++++ Material supplied ++++
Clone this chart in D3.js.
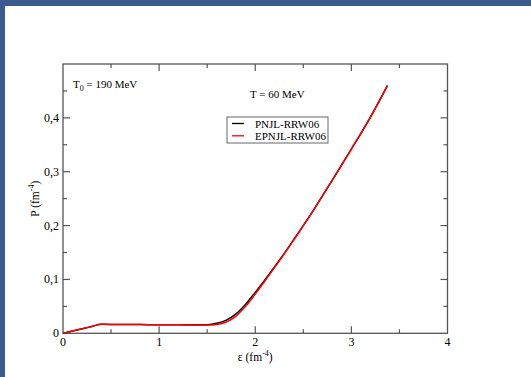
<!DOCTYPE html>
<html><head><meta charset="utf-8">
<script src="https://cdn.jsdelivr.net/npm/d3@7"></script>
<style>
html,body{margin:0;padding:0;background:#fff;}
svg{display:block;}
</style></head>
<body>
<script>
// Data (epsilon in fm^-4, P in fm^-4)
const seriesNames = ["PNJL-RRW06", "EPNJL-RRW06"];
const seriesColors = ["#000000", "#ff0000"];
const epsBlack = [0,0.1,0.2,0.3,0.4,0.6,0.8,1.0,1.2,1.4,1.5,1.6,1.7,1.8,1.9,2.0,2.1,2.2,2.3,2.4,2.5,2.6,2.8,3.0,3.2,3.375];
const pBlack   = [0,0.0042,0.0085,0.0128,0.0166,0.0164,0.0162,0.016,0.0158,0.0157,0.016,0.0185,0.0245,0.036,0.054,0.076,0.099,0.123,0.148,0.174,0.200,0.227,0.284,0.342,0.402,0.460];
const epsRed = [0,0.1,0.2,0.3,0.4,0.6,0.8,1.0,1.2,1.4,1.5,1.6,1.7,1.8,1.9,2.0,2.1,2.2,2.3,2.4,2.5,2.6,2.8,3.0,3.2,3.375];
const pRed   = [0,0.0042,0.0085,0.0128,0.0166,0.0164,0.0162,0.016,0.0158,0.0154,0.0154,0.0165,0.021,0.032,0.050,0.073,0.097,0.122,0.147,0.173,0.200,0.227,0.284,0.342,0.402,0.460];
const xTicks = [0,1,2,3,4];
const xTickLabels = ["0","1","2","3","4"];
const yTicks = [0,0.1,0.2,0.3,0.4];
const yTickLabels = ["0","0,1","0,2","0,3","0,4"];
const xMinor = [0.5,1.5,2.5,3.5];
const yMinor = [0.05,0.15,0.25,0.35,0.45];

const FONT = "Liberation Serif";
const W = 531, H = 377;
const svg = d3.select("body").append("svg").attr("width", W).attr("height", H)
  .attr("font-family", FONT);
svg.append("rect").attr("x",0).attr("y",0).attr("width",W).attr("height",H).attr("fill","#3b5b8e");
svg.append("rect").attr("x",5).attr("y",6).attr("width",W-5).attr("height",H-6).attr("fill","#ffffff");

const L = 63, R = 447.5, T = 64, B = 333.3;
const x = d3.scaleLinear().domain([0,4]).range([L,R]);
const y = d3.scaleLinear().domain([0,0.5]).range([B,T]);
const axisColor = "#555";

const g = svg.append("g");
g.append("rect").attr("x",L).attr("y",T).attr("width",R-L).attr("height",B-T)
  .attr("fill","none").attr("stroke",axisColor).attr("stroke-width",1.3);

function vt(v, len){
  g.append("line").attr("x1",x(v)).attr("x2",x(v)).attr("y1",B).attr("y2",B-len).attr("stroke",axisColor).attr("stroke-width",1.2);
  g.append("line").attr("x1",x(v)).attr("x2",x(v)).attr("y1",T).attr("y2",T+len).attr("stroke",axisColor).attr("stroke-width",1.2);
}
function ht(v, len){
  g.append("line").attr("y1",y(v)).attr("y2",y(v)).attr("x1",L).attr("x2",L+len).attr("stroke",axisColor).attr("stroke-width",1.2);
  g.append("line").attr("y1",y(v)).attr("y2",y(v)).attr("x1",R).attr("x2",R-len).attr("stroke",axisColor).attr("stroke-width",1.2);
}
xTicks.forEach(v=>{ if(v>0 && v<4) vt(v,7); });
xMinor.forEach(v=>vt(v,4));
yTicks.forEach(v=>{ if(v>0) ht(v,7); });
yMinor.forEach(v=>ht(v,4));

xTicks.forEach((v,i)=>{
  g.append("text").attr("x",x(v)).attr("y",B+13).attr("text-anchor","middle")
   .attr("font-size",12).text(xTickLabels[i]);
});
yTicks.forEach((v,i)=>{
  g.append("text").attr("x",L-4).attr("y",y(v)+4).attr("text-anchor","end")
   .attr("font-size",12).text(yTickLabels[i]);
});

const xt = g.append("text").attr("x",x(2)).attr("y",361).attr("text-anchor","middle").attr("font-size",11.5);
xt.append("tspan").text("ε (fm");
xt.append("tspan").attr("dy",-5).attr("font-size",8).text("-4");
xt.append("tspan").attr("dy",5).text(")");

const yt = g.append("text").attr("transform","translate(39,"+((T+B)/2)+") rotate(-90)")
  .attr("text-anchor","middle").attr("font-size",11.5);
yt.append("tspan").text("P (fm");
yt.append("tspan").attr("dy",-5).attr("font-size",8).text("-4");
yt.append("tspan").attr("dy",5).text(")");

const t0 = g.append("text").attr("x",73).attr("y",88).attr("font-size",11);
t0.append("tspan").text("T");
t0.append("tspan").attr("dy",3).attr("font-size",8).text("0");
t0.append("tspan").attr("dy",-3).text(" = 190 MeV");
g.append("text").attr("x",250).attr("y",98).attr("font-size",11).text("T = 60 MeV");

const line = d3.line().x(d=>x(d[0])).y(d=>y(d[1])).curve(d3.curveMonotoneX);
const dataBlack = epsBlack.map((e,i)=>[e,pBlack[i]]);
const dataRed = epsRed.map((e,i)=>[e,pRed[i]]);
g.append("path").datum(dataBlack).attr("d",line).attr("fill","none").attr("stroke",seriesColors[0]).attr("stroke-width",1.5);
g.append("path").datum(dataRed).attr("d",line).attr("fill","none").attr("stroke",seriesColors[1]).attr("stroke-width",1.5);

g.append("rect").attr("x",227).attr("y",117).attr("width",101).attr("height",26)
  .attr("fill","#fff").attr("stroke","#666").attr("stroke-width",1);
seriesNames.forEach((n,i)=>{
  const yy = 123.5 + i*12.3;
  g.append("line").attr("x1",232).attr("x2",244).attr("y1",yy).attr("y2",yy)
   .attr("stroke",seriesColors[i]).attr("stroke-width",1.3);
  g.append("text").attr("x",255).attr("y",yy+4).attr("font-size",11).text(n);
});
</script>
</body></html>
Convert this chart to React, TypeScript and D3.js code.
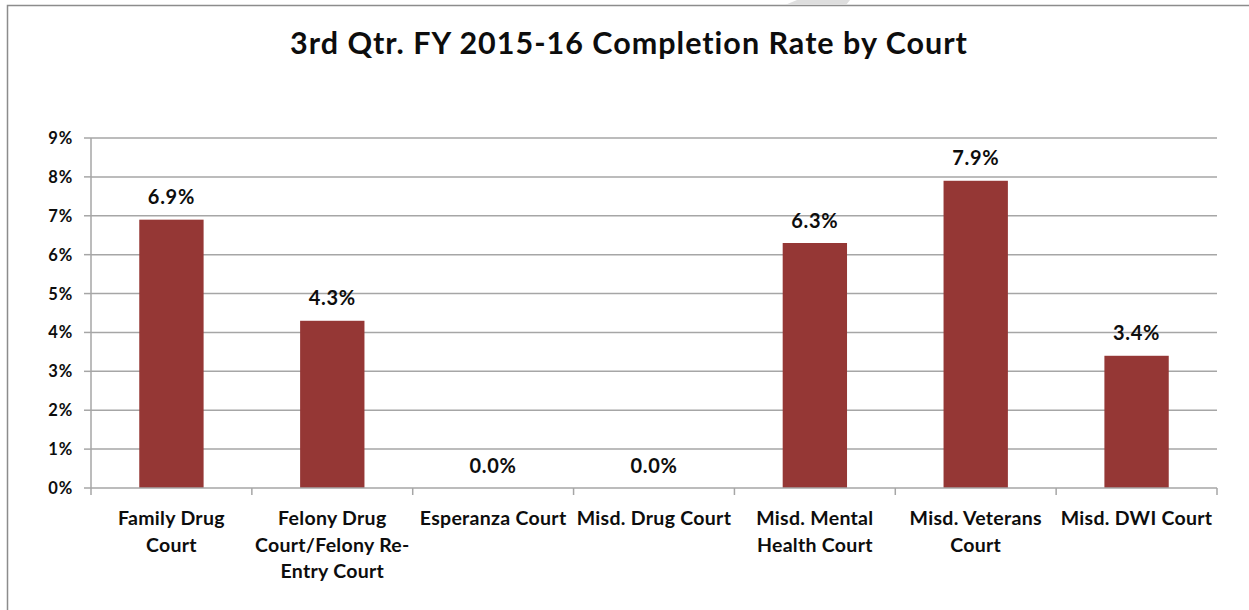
++++
Written instruction = Give back each entry exactly as it appears, with no pictures.

Task result =
Clone this chart in D3.js.
<!DOCTYPE html>
<html><head><meta charset="utf-8">
<script src="https://cdn.jsdelivr.net/npm/d3@7"></script>
<style>
html,body{margin:0;padding:0;background:#fff;}
svg{display:block;}
</style></head>
<body>
<script>
// Data (epsilon in fm^-4, P in fm^-4)
const seriesNames = ["PNJL-RRW06", "EPNJL-RRW06"];
const seriesColors = ["#000000", "#ff0000"];
const epsBlack = [0,0.1,0.2,0.3,0.4,0.6,0.8,1.0,1.2,1.4,1.5,1.6,1.7,1.8,1.9,2.0,2.1,2.2,2.3,2.4,2.5,2.6,2.8,3.0,3.2,3.375];
const pBlack   = [0,0.0042,0.0085,0.0128,0.0166,0.0164,0.0162,0.016,0.0158,0.0157,0.016,0.0185,0.0245,0.036,0.054,0.076,0.099,0.123,0.148,0.174,0.200,0.227,0.284,0.342,0.402,0.460];
const epsRed = [0,0.1,0.2,0.3,0.4,0.6,0.8,1.0,1.2,1.4,1.5,1.6,1.7,1.8,1.9,2.0,2.1,2.2,2.3,2.4,2.5,2.6,2.8,3.0,3.2,3.375];
const pRed   = [0,0.0042,0.0085,0.0128,0.0166,0.0164,0.0162,0.016,0.0158,0.0154,0.0154,0.0165,0.021,0.032,0.050,0.073,0.097,0.122,0.147,0.173,0.200,0.227,0.284,0.342,0.402,0.460];
const xTicks = [0,1,2,3,4];
const xTickLabels = ["0","1","2","3","4"];
const yTicks = [0,0.1,0.2,0.3,0.4];
const yTickLabels = ["0","0,1","0,2","0,3","0,4"];
const xMinor = [0.5,1.5,2.5,3.5];
const yMinor = [0.05,0.15,0.25,0.35,0.45];

const FONT = "Liberation Serif";
const W = 531, H = 377;
const svg = d3.select("body").append("svg").attr("width", W).attr("height", H)
  .attr("font-family", FONT);
svg.append("rect").attr("x",0).attr("y",0).attr("width",W).attr("height",H).attr("fill","#3b5b8e");
svg.append("rect").attr("x",5).attr("y",6).attr("width",W-5).attr("height",H-6).attr("fill","#ffffff");

const L = 63, R = 447.5, T = 64, B = 333.3;
const x = d3.scaleLinear().domain([0,4]).range([L,R]);
const y = d3.scaleLinear().domain([0,0.5]).range([B,T]);
const axisColor = "#555";

const g = svg.append("g");
g.append("rect").attr("x",L).attr("y",T).attr("width",R-L).attr("height",B-T)
  .attr("fill","none").attr("stroke",axisColor).attr("stroke-width",1.3);

function vt(v, len){
  g.append("line").attr("x1",x(v)).attr("x2",x(v)).attr("y1",B).attr("y2",B-len).attr("stroke",axisColor).attr("stroke-width",1.2);
  g.append("line").attr("x1",x(v)).attr("x2",x(v)).attr("y1",T).attr("y2",T+len).attr("stroke",axisColor).attr("stroke-width",1.2);
}
function ht(v, len){
  g.append("line").attr("y1",y(v)).attr("y2",y(v)).attr("x1",L).attr("x2",L+len).attr("stroke",axisColor).attr("stroke-width",1.2);
  g.append("line").attr("y1",y(v)).attr("y2",y(v)).attr("x1",R).attr("x2",R-len).attr("stroke",axisColor).attr("stroke-width",1.2);
}
xTicks.forEach(v=>{ if(v>0 && v<4) vt(v,7); });
xMinor.forEach(v=>vt(v,4));
yTicks.forEach(v=>{ if(v>0) ht(v,7); });
yMinor.forEach(v=>ht(v,4));

xTicks.forEach((v,i)=>{
  g.append("text").attr("x",x(v)).attr("y",B+13).attr("text-anchor","middle")
   .attr("font-size",12).text(xTickLabels[i]);
});
yTicks.forEach((v,i)=>{
  g.append("text").attr("x",L-4).attr("y",y(v)+4).attr("text-anchor","end")
   .attr("font-size",12).text(yTickLabels[i]);
});

const xt = g.append("text").attr("x",x(2)).attr("y",361).attr("text-anchor","middle").attr("font-size",11.5);
xt.append("tspan").text("ε (fm");
xt.append("tspan").attr("dy",-5).attr("font-size",8).text("-4");
xt.append("tspan").attr("dy",5).text(")");

const yt = g.append("text").attr("transform","translate(39,"+((T+B)/2)+") rotate(-90)")
  .attr("text-anchor","middle").attr("font-size",11.5);
yt.append("tspan").text("P (fm");
yt.append("tspan").attr("dy",-5).attr("font-size",8).text("-4");
yt.append("tspan").attr("dy",5).text(")");

const t0 = g.append("text").attr("x",73).attr("y",88).attr("font-size",11);
t0.append("tspan").text("T");
t0.append("tspan").attr("dy",3).attr("font-size",8).text("0");
t0.append("tspan").attr("dy",-3).text(" = 190 MeV");
g.append("text").attr("x",250).attr("y",98).attr("font-size",11).text("T = 60 MeV");

const line = d3.line().x(d=>x(d[0])).y(d=>y(d[1])).curve(d3.curveMonotoneX);
const dataBlack = epsBlack.map((e,i)=>[e,pBlack[i]]);
const dataRed = epsRed.map((e,i)=>[e,pRed[i]]);
g.append("path").datum(dataBlack).attr("d",line).attr("fill","none").attr("stroke",seriesColors[0]).attr("stroke-width",1.5);
g.append("path").datum(dataRed).attr("d",line).attr("fill","none").attr("stroke",seriesColors[1]).attr("stroke-width",1.5);

g.append("rect").attr("x",227).attr("y",117).attr("width",101).attr("height",26)
  .attr("fill","#fff").attr("stroke","#666").attr("stroke-width",1);
seriesNames.forEach((n,i)=>{
  const yy = 123.5 + i*12.3;
  g.append("line").attr("x1",232).attr("x2",244).attr("y1",yy).attr("y2",yy)
   .attr("stroke",seriesColors[i]).attr("stroke-width",1.3);
  g.append("text").attr("x",255).attr("y",yy+4).attr("font-size",11).text(n);
});
</script>
</body></html>
Convert this chart to React, TypeScript and D3.js code.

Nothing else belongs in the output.